For the moment, the city’s prospects have brightened a little. Some of the 110 billion dollars in federal reconstruction funds is starting to trickle into homeowners’ hands, and with the rebuilding plan issued in March the city finally has a blueprint for repairing its infrastructure and sparking a revival. The state has passed its first building code ever to help storm-proof future homes, while the fractious levee boards have merged into two state entities. The Corps of Engineers has 5.7 billion dollars to beef up the city’s hurricane defenses and is releasing a long-awaited, supercomputer-generated, flood risk analysis that will help it craft a new hurricane-protection and coastal-restoration plan. Congress even gave the state a slice of oil and gas royalties from a new swath of the deep Gulf recently opened to drilling—to be used to restore the rapidly eroding wetlands, coastline, and barrier islands, which might one day provide some protection from future storms.
Torbjörn Törnqvist, a Dutch coastal geologist now at Tulane, is a rare scientist who is bullish about the future, seeing New Orleans’ struggles with rising seas and stronger storms as a preview of what other coastal cities will soon face. He envisions a new urban landscape perfectly adapted to climate change, with restored wetlands, high-tech floodgates similar to those in the Netherlands, and a cleaner, greener, denser city. The entire pre-Katrina population, he contends, could live quite comfortably in the parts of the city that did not flood, transforming warehouses and blighted districts into new walkable, sustainable neighborhoods on the high ground.
“The situation here is a huge opportunity for the city and the nation,” says Törnqvist, who says he can’t imagine Holland turning its back on Amsterdam, or Italy giving up on Venice. “If we walk away, we’ll miss a fantastic opportunity to learn things that will be useful in Miami, or Boston, or New York in 50 years.” That kind of revival, however, would require a massive infusion of federal help, better engineering than ever before, and more social and urban planning than regulation-loathing Louisianans have ever stomached.

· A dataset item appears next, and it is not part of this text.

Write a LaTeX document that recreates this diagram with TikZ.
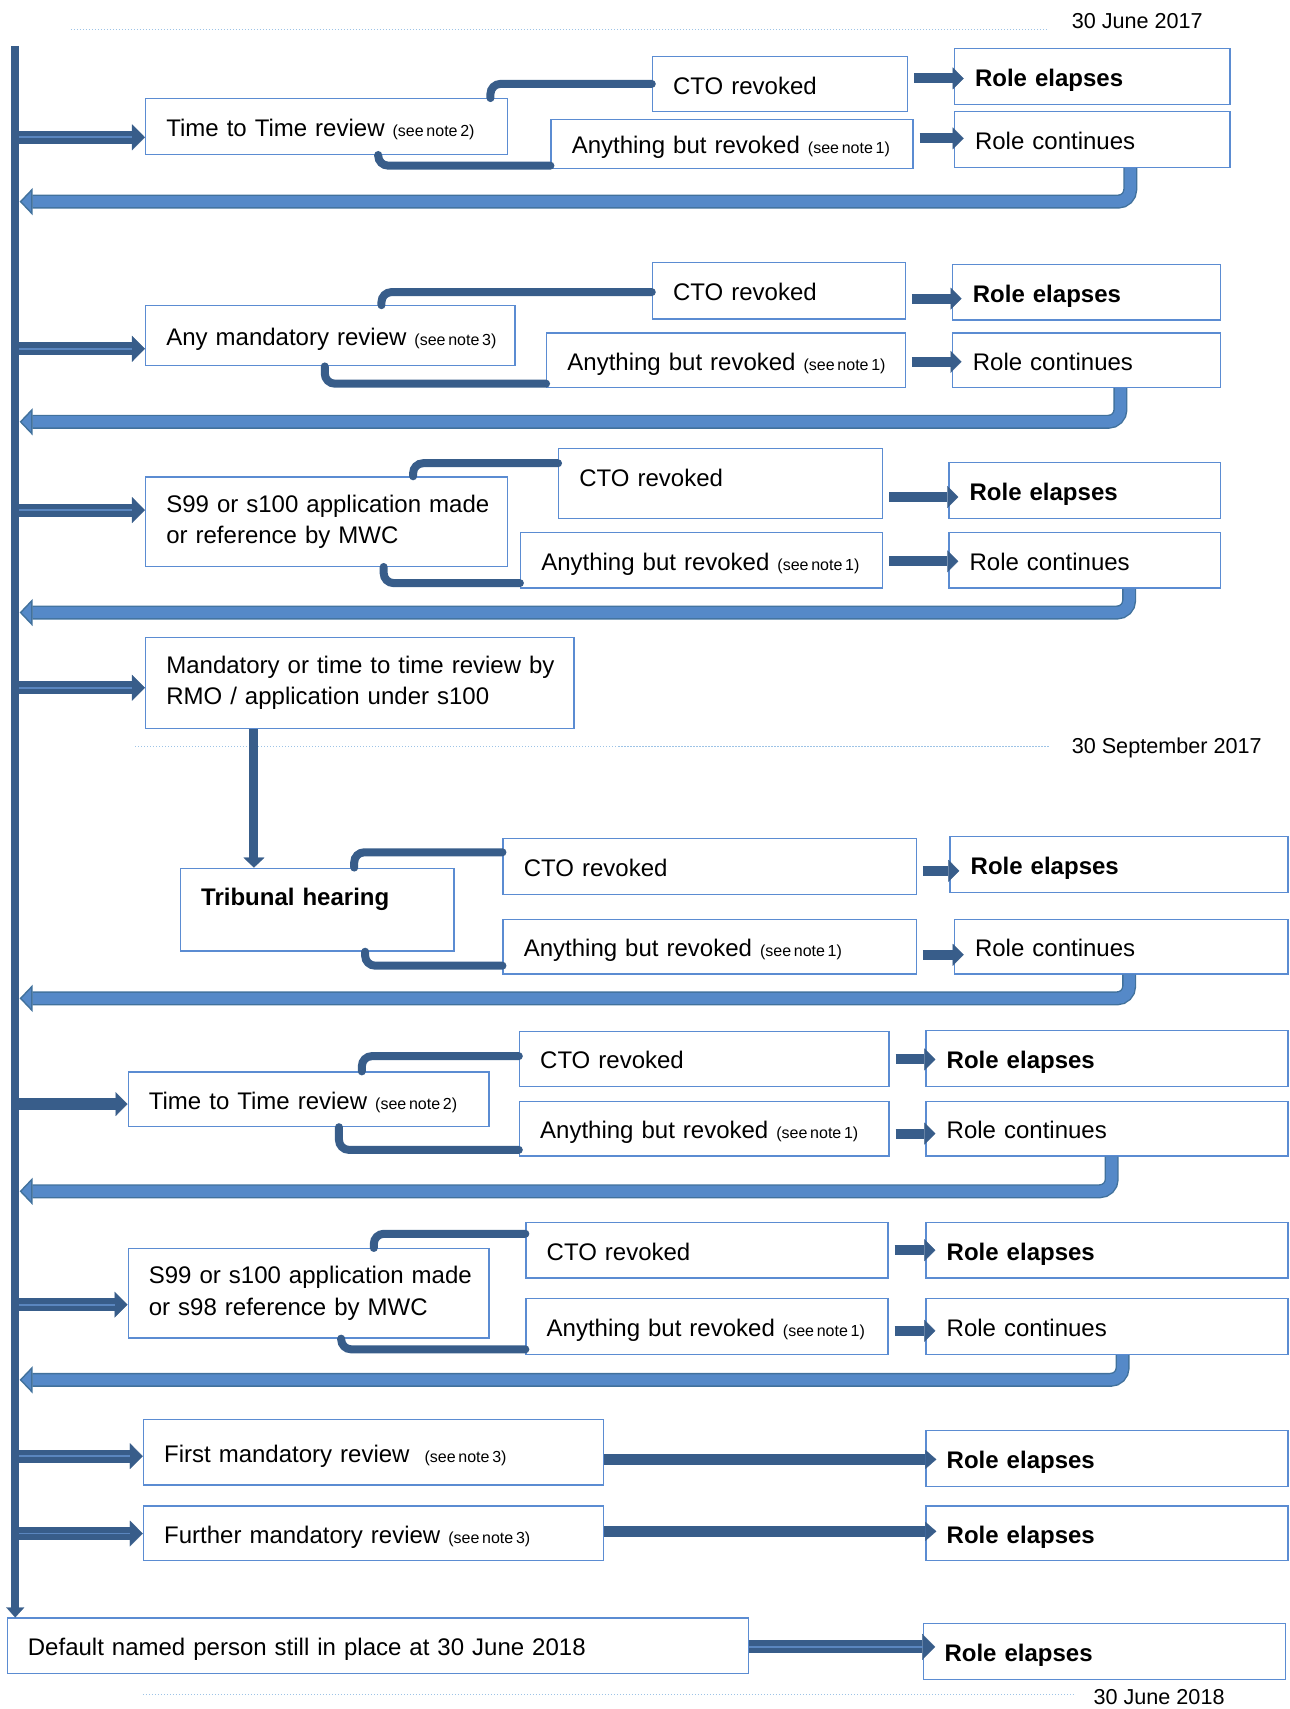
\documentclass[tikz,border=0pt]{standalone}
\usepackage{fontspec}
\setmainfont{Liberation Sans}
\usetikzlibrary{arrows.meta,calc}
\definecolor{dark}{HTML}{385D8A}
\definecolor{boxline}{HTML}{5B8CD2}
\definecolor{retfill}{HTML}{5589C8}
\definecolor{retborder}{HTML}{41719C}
\definecolor{stripecol}{HTML}{5A86BF}
\definecolor{dotcol}{HTML}{9DC3E6}
\newcommand\note[1]{{\fontsize{8}{9.6}\selectfont\spaceskip=0.17em\relax #1}}
\newcommand\mybox[7][box]{%
  \pgfmathsetlengthmacro\bw{(#5-#3)*0.5448pt}%
  \pgfmathsetlengthmacro\bh{(#6-#4)*0.5448pt}%
  \pgfmathsetlengthmacro\tw{(#5-#3)*0.5448pt-20.7pt}%
  \node[#1,anchor=north west,minimum width=\bw,minimum height=\bh,text width=\tw] (#2) at (#3,#4) {#7};}
\newcommand\mainarrow[2]{\draw[mainarr] #1 -- #2; \draw[stripe] #1 -- #2;}
\newcommand\retarrow[2]{\draw[retout] #1 |- #2; \draw[retin] #1 |- #2;}
\begin{document}
\begin{tikzpicture}[x=0.5448pt,y=-0.5448pt,
  boxbase/.style={draw=boxline,line width=0.65pt,rectangle,inner xsep=10.35pt,inner ysep=0pt,align=left,
    font=\fontsize{12}{15.8}\selectfont},
  box/.style={boxbase,text height=10pt,text depth=0pt},
  conn/.style={draw=dark,line width=4pt,rounded corners=5pt,line cap=round},
  mainarr/.style={draw=dark,line width=6.5pt,-{Triangle[width=13pt,length=6.5pt,line width=0.1pt]}},
  solidarr/.style={draw=dark,line width=6pt,-{Triangle[width=12pt,length=6pt,line width=0.1pt]}},
  stripe/.style={draw=stripecol,line width=0.9pt,shorten >=6.5pt},
  smallarr/.style={draw=dark,line width=5pt,shorten <=3pt,shorten >=-5pt,-{Triangle[width=11pt,length=5.5pt,line width=0.1pt]}},
  longarr/.style={draw=dark,line width=5.5pt,shorten >=-5.5pt,-{Triangle[width=9.5pt,length=5.5pt,line width=0.1pt]}},
  retout/.style={draw=retborder,line width=7pt,rounded corners=6pt,-{Triangle[width=13.5pt,length=6.5pt,line width=0.7pt,fill=retfill]}},
  retin/.style={draw=retfill,line width=5.6pt,rounded corners=6pt,shorten >=6.8pt},
  spine/.style={draw=dark,line width=4pt,-{Triangle[width=9pt,length=5pt,line width=0.1pt]}},
  vdown/.style={draw=dark,line width=4.5pt,-{Triangle[width=10.5pt,length=5pt,line width=0.1pt]}},
  dotline/.style={draw=dotcol,line width=0.5pt,dash pattern=on 0.6pt off 0.9pt},
  date/.style={anchor=west,inner sep=0pt,font=\fontsize{10.8}{13}\selectfont}]
\useasboundingbox (0,0) rectangle (1183,1568);

% dotted date lines
\draw[dotline] (65,27) -- (962,27);
\node[date] (t1) at (983,19) {30 June 2017};
\draw[dotline] (124,685) -- (962,685);
\node[date] (t2) at (983,686) {30 September 2017};
\draw[dotline] (131,1555) -- (985,1555);
\node[date] (t3) at (1003,1557) {30 June 2018};

\coordinate (S0) at (14,42);
\coordinate (S1) at (18,42);

% ---- section 1
\mybox{A1}{133}{90}{465}{141}{\mbox{Time to Time review \note{(see note 2)}}}
\mybox{B1}{598}{51}{832}{102}{CTO revoked}
\mybox{C1}{505}{109}{837}{154}{\mbox{Anything but revoked \note{(see note 1)}}}
\mybox{D1}{875}{44}{1128}{95}{\textbf{Role elapses}}
\mybox{E1}{875}{102}{1128}{153}{Role continues}
% ---- section 2
\mybox{A2}{133}{280}{472}{335}{\mbox{Any mandatory review \note{(see note 3)}}}
\mybox{B2}{598}{240}{830}{292}{CTO revoked}
\mybox{C2}{501}{305}{830}{355}{\mbox{Anything but revoked \note{(see note 1)}}}
\mybox{D2}{873}{242}{1119}{293}{\textbf{Role elapses}}
\mybox{E2}{873}{305}{1119}{355}{Role continues}
% ---- section 3
\mybox[boxbase]{A3}{133}{437}{465}{519}{\mbox{S99 or s100 application made}\\\mbox{or reference by MWC}}
\mybox[box,text depth=6.8pt]{B3}{512}{411}{809}{475}{CTO revoked}
\mybox{C3}{477}{488}{809}{539}{\mbox{Anything but revoked \note{(see note 1)}}}
\mybox{D3}{870}{424}{1119}{475}{\textbf{Role elapses}}
\mybox{E3}{870}{488}{1119}{539}{Role continues}
% ---- section 4
\mybox[boxbase]{A4}{133}{584}{526}{668}{\mbox{Mandatory or time to time review by}\\\mbox{RMO / application under s100}}
\mybox[box,text depth=14.4pt]{T}{165}{796}{416}{872}{\textbf{Tribunal hearing}}
\mybox{B4}{461}{769}{840}{820}{CTO revoked}
\mybox{C4}{461}{843}{840}{893}{\mbox{Anything but revoked \note{(see note 1)}}}
\mybox{D4}{871}{767}{1181}{818}{\textbf{Role elapses}}
\mybox{E4}{875}{843}{1181}{893}{Role continues}
% ---- section 5
\mybox{A5}{117}{983}{448}{1033}{\mbox{Time to Time review \note{(see note 2)}}}
\mybox{B5}{476}{946}{815}{996}{CTO revoked}
\mybox{C5}{476}{1010}{815}{1060}{\mbox{Anything but revoked \note{(see note 1)}}}
\mybox{D5}{849}{945}{1181}{996}{\textbf{Role elapses}}
\mybox{E5}{849}{1010}{1181}{1060}{Role continues}
% ---- section 6
\mybox[boxbase]{A6}{117}{1145}{448}{1227}{\mbox{S99 or s100 application made}\\\mbox{or s98 reference by MWC}}
\mybox{B6}{482}{1121}{814}{1172}{CTO revoked}
\mybox{C6}{482}{1191}{814}{1242}{\mbox{Anything but revoked \note{(see note 1)}}}
\mybox{D6}{849}{1121}{1181}{1172}{\textbf{Role elapses}}
\mybox{E6}{849}{1191}{1181}{1242}{Role continues}
% ---- sections 7, 8
\mybox{F}{131}{1302}{553}{1362}{\mbox{First mandatory review\hspace{3.5pt} \note{(see note 3)}}}
\mybox{D7}{849}{1312}{1181}{1363}{\textbf{Role elapses}}
\mybox{G}{131}{1381}{553}{1431}{\mbox{Further mandatory review \note{(see note 3)}}}
\mybox{D8}{849}{1381}{1181}{1431}{\textbf{Role elapses}}
% ---- bottom
\mybox{H}{6}{1484}{686}{1535}{\mbox{Default named person still in place at 30 June 2018}}
\mybox{D9}{847}{1489}{1179}{1540}{\textbf{Role elapses}}

% ---- elbow connectors
\draw[conn] (A1.north -| 450,0) |- (B1.west |- 0,77);
\draw[conn] (A1.south -| 347,0) |- (C1.west |- 0,152);
\draw[conn] (A2.north -| 350,0) |- (B2.west |- 0,268);
\draw[conn] (A2.south -| 298,0) |- (C2.west |- 0,352);
\draw[conn] (A3.north -| 379,0) |- (B3.west |- 0,425);
\draw[conn] (A3.south -| 352,0) |- (C3.west |- 0,535);
\draw[conn] (T.north -| 325,0) |- (B4.west |- 0,782);
\draw[conn] (T.south -| 335,0) |- (C4.west |- 0,886);
\draw[conn] (A5.north -| 332,0) |- (B5.west |- 0,969);
\draw[conn] (A5.south -| 311,0) |- (C5.west |- 0,1055);
\draw[conn] (A6.north -| 343,0) |- (B6.west |- 0,1132);
\draw[conn] (A6.south -| 313,0) |- (C6.west |- 0,1238);

% ---- outcome arrows
\draw[smallarr] (B1.east |- 0,72) -- (D1.west |- 0,72);
\draw[smallarr] (C1.east |- 0,127) -- (E1.west |- 0,127);
\draw[smallarr] (B2.east |- 0,274) -- (D2.west |- 0,274);
\draw[smallarr] (C2.east |- 0,332) -- (E2.west |- 0,332);
\draw[smallarr] (B3.east |- 0,456) -- (D3.west |- 0,456);
\draw[smallarr] (C3.east |- 0,515) -- (E3.west |- 0,515);
\draw[smallarr] (B4.east |- 0,799) -- (D4.west |- 0,799);
\draw[smallarr] (C4.east |- 0,876) -- (E4.west |- 0,876);
\draw[smallarr] (B5.east |- 0,972) -- (D5.west |- 0,972);
\draw[smallarr] (C5.east |- 0,1040) -- (E5.west |- 0,1040);
\draw[smallarr] (B6.east |- 0,1147) -- (D6.west |- 0,1147);
\draw[smallarr] (C6.east |- 0,1221) -- (E6.west |- 0,1221);
\draw[longarr] (F.east |- 0,1339) -- (D7.west |- 0,1339);
\draw[longarr] (G.east |- 0,1405) -- (D8.west |- 0,1405);
\draw[mainarr,shorten >=-6pt] (H.east |- 0,1511) -- (D9.west |- 0,1511);
\draw[stripe,shorten >=0pt] (H.east |- 0,1511) -- (D9.west |- 0,1511);

% ---- tribunal link
\draw[vdown] (A4.south -| 233,0) -- (T.north -| 233,0);

% ---- return arrows
\retarrow{($(E1.south west)+(162,0)$)}{(S1 |- 0,185)}
\retarrow{($(E2.south west)+(155,0)$)}{(S1 |- 0,387)}
\retarrow{($(E3.south west)+(166,0)$)}{(S1 |- 0,562)}
\retarrow{($(E4.south west)+(161,0)$)}{(S1 |- 0,916)}
\retarrow{($(E5.south west)+(171,0)$)}{(S1 |- 0,1093)}
\retarrow{($(E6.south west)+(181,0)$)}{(S1 |- 0,1266)}

% ---- arrows from the time line
\mainarrow{(S0 |- 0,126)}{(A1.west |- 0,126)}
\mainarrow{(S0 |- 0,320)}{(A2.west |- 0,320)}
\mainarrow{(S0 |- 0,468)}{(A3.west |- 0,468)}
\mainarrow{(S0 |- 0,631)}{(A4.west |- 0,631)}
\draw[solidarr] (S0 |- 0,1013) -- (A5.west |- 0,1013);
\mainarrow{(S0 |- 0,1197)}{(A6.west |- 0,1197)}
\mainarrow{(S0 |- 0,1336)}{(F.west |- 0,1336)}
\mainarrow{(S0 |- 0,1407)}{(G.west |- 0,1407)}

% ---- time line
\draw[spine] (S0) -- (S0 |- H.north);
\end{tikzpicture}
\end{document}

But even if wind and water give the Big Easy a respite until the corps can guarantee legitimate 1-in-100-year hurricane protection, powerful social and demographic forces unleashed by Katrina may already be undermining the city’s revival. Researchers have found that major disasters tend to accelerate existing social and economic trends. A booming San Francisco rebuilt bigger and better after its 1906 earthquake and fire; while the decaying industrial city of Tangshan, China, needed a huge infusion of aid from the government to recover after a giant earthquake in 1976—and was ultimately saved by the country’s burgeoning economy. It’s a sobering precedent for New Orleans, which has been plagued for decades by economic decline—just a single Fortune 500 company is still headquartered there—shrinking population, failing schools, and high crime.
“So why protect it? Why protect a piece of history that’s a cross between Williamsburg and Sodom and Gomorrah?” Oliver Houck sat in his office, hands locked behind his head, pondering the question on everyone’s mind. “There are people who will fight to the death to stay here because it’s such a damned joy to live here.”
But at what price? Houck paused for a moment to gaze out his window at the oak-strewn Tulane campus. The university lost two departments and a quarter of its students to Katrina, while he and his family spent months in exile after the storm. “If two words characterize all of southern Louisiana now, they would be ‘total uncertainty,’” Houck says. “It’s the total talk around the table. It’s the conversation you’re having with friends and spouses, even strangers. What do we do now?”